Climate Control: Design a Green Home in any Region

Whether you’re remodeling, buying or building a home, understanding your climate will save energy, improve your health and restore your relationship with natural cycles.


| May/June 2010



snow-covered Wisconsin home

In this Wisconsin home on Lake Michigan, deep walls allow for extra insulation and in-floor radiant heat helps keep residents warm.

Photo By Barry Rustin

The first time I flew into Honolulu, I was surprised to find buildings that could have been air-lifted from Los Angeles built on distinctly Hawaiian beaches and volcanoes. Only at tourist attractions did I see replicas of native tropical homes—raised above the ground on posts with deep overhanging roofs and air-permeable walls—designed to maximize the cooling effects of shade and breezes. Honolulu isn’t unusual. Nationwide, we’ve divorced ourselves from the specifics of climate and place through massive consumption of fossil fuels. Furnaces and air conditioners keep us warm or cool as we forget the energy-saving role of building design itself.

Before the industrial era, people built with local materials in response to local climate, topography, vegetation and culture. They looked to the sun for heat and light, augmenting it with fire. For cooling, they used shade, breezes and evaporation. This gave rise to regional styles as distinct as the Southwest’s adobe pueblos, the New England saltbox, the Southern dogtrot home and the Nebraska sod house.

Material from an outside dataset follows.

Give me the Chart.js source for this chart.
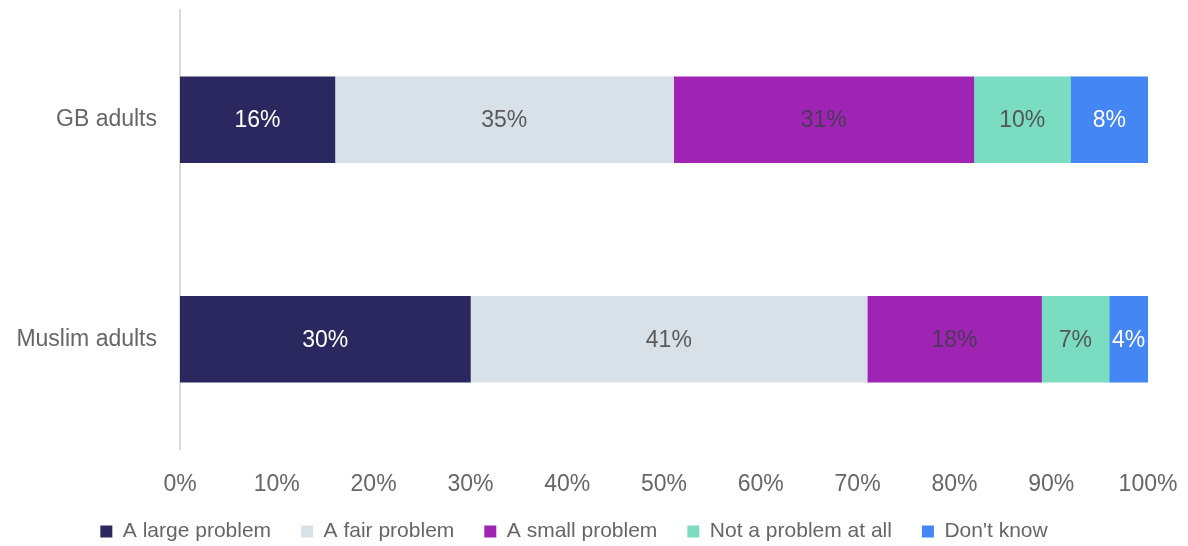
<!DOCTYPE html>
<html>
<head>
<meta charset="utf-8">
<script src="https://cdn.jsdelivr.net/npm/chart.js@4/dist/chart.umd.min.js"></script>
<style>
  html, body { margin: 0; padding: 0; background: #fff; }
  #wrap { width: 1188px; height: 546px; }
</style>
</head>
<body>
<div id="wrap"><canvas id="chart"></canvas></div>
<script>
// survey groups and answer shares (%)
const groups = ['GB adults', 'Muslim adults'];
const answers = ['A large problem', 'A fair problem', 'A small problem', 'Not a problem at all', "Don't know"];
const largeProblem = [16, 30];
const fairProblem = [35, 41];
const smallProblem = [31, 18];
const notProblem = [10, 7];
const dontKnow = [8, 4];
const xTicks = [0, 10, 20, 30, 40, 50, 60, 70, 80, 90, 100];

const colours = ['#2B285F', '#D9E1E8', '#9F24B4', '#7ADCC1', '#4386F4'];
const labelColours = ['#FFFFFF', '#5A5A5A', '#4A3A55', '#555555', '#FFFFFF'];
const series = [largeProblem, fairProblem, smallProblem, notProblem, dontKnow];

const FONT = 'Liberation Sans, Arial, sans-serif';

// writes the value in the middle of each segment
const segmentLabels = {
  id: 'segmentLabels',
  afterDatasetsDraw(chart) {
    const ctx = chart.ctx;
    ctx.save();
    ctx.font = '23px ' + FONT;
    ctx.textAlign = 'center';
    ctx.textBaseline = 'middle';
    chart.data.datasets.forEach((ds, i) => {
      const meta = chart.getDatasetMeta(i);
      meta.data.forEach((bar, j) => {
        const cx = (bar.x + bar.base) / 2;
        ctx.fillStyle = labelColours[i];
        ctx.fillText(ds.data[j] + '%', cx, bar.y + 1);
      });
    });
    ctx.restore();
  }
};

new Chart(document.getElementById('chart'), {
  type: 'bar',
  data: {
    labels: groups,
    datasets: answers.map((name, i) => ({
      label: name,
      data: series[i],
      backgroundColor: colours[i],
      borderWidth: 0,
      barThickness: 86
    }))
  },
  options: {
    indexAxis: 'y',
    responsive: true,
    maintainAspectRatio: false,
    animation: false,
    layout: { padding: { top: 10, right: 40, left: 0, bottom: -6 } },
    scales: {
      x: {
        stacked: true,
        min: 0,
        max: 100,
        afterBuildTicks(scale) { scale.ticks = xTicks.map(v => ({ value: v })); },
        afterFit(scale) {
          scale.height = 42;
          scale.paddingLeft = 0;
          scale.paddingRight = 0;
        },
        grid: { display: false, drawTicks: false },
        border: { display: false },
        ticks: {
          padding: 22,
          color: '#666666',
          font: { family: FONT, size: 23 },
          callback: v => v + '%'
        }
      },
      y: {
        stacked: true,
        afterFit(scale) {
          scale.width = 180;
          scale.paddingTop = 0;
          scale.paddingBottom = 0;
        },
        grid: { display: false, drawTicks: false },
        border: { display: true, color: '#D9D9D9', width: 2 },
        ticks: {
          padding: 23,
          color: '#666666',
          font: { family: FONT, size: 23 }
        }
      }
    },
    plugins: {
      legend: {
        position: 'bottom',
        labels: {
          boxWidth: 12,
          boxHeight: 12,
          padding: 30,
          color: '#666666',
          font: { family: FONT, size: 21 }
        }
      },
      tooltip: { enabled: false }
    }
  },
  plugins: [segmentLabels]
});
</script>
</body>
</html>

“Design in response to local climate is the most powerful thing you can do to save energy and restore a sense of place,” says John S. Reynolds, professor emeritus of architecture at the University of Oregon.

Climate regions 

Climate is defined by the combination of sun, wind, water and topography in a given area. In broad terms, the continental United States has four basic climate regions: cold, hot dry, hot humid, and temperate mixed.

A climate region is named for its most challenging season—for example, “hot dry” to describe the Southwestern desert. The Southwest also has cold and wet seasons, and the cold northern Midwest has hot summers. If you design to meet the greatest climatic challenge, it will take less energy to address other challenges.